Monday Matters (February 24th, 2014)


Reflections to start the week
Monday, February 24, 2014

Calling all Monday morning preachers.

No, it’s not the ecclesiastical equivalent of Monday morning quarterbacks, not a rethinking of whatever sermon you heard yesterday.

By Monday morning preachers I draw on the wisdom of promises made in baptism. Specifically, we promise to proclaim by word and example the good news of God in Christ. In other words, we are all preachers, all proclaimers. We are each and all called to put the good news out there in word and action, to preach the gospel at all times and, as St. Francis said, if necessary, to use words. We are each called to do that wherever God has called us, wherever God has placed us this day.

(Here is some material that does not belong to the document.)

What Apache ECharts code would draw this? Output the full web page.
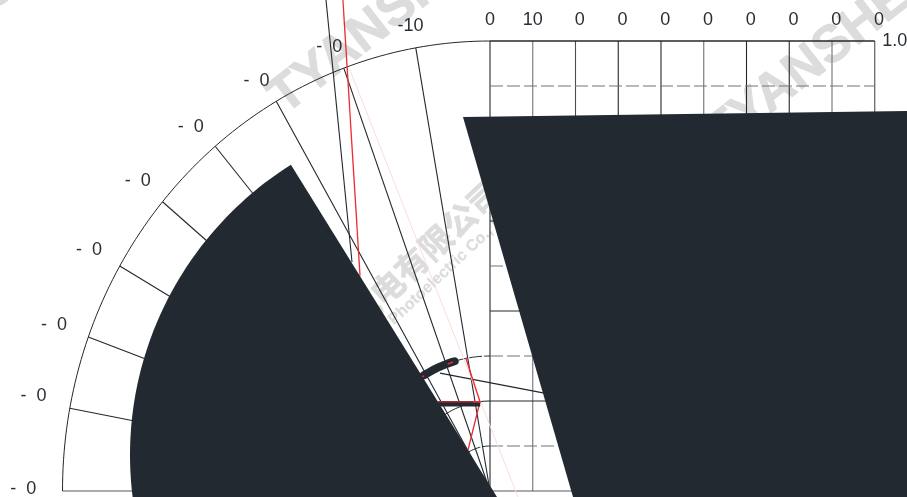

Again, we are all preachers. That means you. That means me. I was reminded of the call to proclaim good news when I noted that later this week we observe the feast of a priest named George Herbert, who died on February 27, 1633. By way of monumental understatement, he had a way with words, mixed with a heart for God. It was a winning combination, for sure. He wrote a poem (one of my favorites) called The Windows. I interpret it as a reflection on his own wonderment that he had been called to ordained ministry, his own amazement that God would and could use him. In the poem, he compares the preacher (himself? you? me?) to a stained glass window. Here’s the first stanza of that poem:

Lord, how can man preach thy eternal word?

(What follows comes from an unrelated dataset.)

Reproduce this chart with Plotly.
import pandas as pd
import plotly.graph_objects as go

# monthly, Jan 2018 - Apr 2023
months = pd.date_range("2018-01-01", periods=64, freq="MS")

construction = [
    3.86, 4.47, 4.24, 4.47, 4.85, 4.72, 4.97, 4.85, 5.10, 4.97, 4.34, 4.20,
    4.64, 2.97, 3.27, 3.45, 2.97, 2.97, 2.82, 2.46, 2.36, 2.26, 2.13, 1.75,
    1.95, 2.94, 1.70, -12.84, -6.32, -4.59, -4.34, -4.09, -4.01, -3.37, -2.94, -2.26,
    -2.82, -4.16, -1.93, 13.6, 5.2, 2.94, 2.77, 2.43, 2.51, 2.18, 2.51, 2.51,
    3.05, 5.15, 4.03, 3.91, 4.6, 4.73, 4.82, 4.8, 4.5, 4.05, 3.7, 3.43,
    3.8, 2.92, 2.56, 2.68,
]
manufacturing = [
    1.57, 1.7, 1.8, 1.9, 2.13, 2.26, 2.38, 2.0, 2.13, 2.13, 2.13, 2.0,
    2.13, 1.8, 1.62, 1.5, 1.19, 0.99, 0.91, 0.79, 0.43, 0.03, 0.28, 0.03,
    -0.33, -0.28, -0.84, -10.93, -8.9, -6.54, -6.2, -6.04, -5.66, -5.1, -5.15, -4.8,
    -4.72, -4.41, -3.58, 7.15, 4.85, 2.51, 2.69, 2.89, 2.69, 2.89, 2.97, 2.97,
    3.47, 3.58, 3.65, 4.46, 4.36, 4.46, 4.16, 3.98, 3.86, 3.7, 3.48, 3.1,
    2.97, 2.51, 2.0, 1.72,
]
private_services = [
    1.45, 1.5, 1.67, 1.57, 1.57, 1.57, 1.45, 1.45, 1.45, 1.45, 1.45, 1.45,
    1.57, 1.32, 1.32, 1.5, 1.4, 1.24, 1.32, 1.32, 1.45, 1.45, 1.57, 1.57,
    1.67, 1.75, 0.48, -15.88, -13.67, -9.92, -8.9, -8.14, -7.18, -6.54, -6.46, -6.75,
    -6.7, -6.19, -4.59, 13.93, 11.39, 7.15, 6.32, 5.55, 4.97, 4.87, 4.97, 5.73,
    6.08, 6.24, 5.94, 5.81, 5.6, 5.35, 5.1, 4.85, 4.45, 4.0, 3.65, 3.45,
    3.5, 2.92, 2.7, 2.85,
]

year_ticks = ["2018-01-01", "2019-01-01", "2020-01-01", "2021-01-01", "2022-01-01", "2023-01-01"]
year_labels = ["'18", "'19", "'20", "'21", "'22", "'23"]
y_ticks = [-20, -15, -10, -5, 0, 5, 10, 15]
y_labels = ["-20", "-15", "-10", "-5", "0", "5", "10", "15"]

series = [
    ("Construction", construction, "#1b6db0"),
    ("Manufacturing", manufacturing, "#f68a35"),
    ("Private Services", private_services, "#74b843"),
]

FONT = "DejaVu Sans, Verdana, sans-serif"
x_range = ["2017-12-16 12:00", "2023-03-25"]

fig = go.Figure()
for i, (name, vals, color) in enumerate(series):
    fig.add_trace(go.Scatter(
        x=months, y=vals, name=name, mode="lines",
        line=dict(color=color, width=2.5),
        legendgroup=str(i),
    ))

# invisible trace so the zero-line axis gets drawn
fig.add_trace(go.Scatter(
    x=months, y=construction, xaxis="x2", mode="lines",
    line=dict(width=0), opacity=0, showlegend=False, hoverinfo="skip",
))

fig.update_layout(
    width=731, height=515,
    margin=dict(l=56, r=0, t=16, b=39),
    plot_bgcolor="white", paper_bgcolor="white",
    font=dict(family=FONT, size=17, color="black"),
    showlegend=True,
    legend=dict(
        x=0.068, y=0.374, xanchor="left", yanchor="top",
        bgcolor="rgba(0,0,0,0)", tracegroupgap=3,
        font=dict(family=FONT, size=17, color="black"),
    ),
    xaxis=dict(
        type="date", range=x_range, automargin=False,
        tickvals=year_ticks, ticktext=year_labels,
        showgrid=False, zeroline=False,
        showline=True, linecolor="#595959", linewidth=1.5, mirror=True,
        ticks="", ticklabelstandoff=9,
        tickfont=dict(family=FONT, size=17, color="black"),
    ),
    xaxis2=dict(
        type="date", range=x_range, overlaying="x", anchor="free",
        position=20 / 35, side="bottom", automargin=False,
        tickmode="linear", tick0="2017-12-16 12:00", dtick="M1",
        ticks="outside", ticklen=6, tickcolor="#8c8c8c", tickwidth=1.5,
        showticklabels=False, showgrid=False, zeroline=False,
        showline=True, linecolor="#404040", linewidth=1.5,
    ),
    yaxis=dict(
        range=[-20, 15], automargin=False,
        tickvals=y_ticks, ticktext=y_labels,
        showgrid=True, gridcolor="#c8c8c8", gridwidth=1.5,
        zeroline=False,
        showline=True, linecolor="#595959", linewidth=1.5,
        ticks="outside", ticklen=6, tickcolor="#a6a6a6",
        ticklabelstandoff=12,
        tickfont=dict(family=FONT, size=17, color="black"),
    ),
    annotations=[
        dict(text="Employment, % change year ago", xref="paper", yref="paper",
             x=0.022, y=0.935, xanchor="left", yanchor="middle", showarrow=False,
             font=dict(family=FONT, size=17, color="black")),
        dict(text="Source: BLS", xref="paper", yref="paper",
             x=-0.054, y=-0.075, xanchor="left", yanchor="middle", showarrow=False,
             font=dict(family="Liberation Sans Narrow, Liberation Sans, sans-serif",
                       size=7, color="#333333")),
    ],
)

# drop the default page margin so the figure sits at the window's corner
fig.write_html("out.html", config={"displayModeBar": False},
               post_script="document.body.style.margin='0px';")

    He is a brittle crazy glass;

Yet in thy temple thou dost him afford

    This glorious and transcendent place,

    To be a window, through thy grace.

I love this poem. It sustains me in the work I do, as it claims the foundation of God’s grace. It embraces the mystery, the miracle that God uses any of us in our brittleness, in our craziness. It imagines broken shards somehow marvelously assembled into something beautiful for God when light shines through, light from beyond brittle, crazy selves. Thank God for that light. The poet marvels that we are afforded such a glorious and transcendent place, i.e., to be a window through God’s grace.

So Monday morning preachers (I mean everyone reading this thing), what will be your sermon, your proclamation? How are you going to be a window of grace today?

– Jay Sidebotham

Our God and King, you called your servant George Herbert from the pursuit of worldly honors to be a pastor of souls, a poet, and a priest in your temple: Give us grace, we pray, joyfully to perform the tasks you give us to do knowing that nothing is menial or common that is done for your sake. Amen.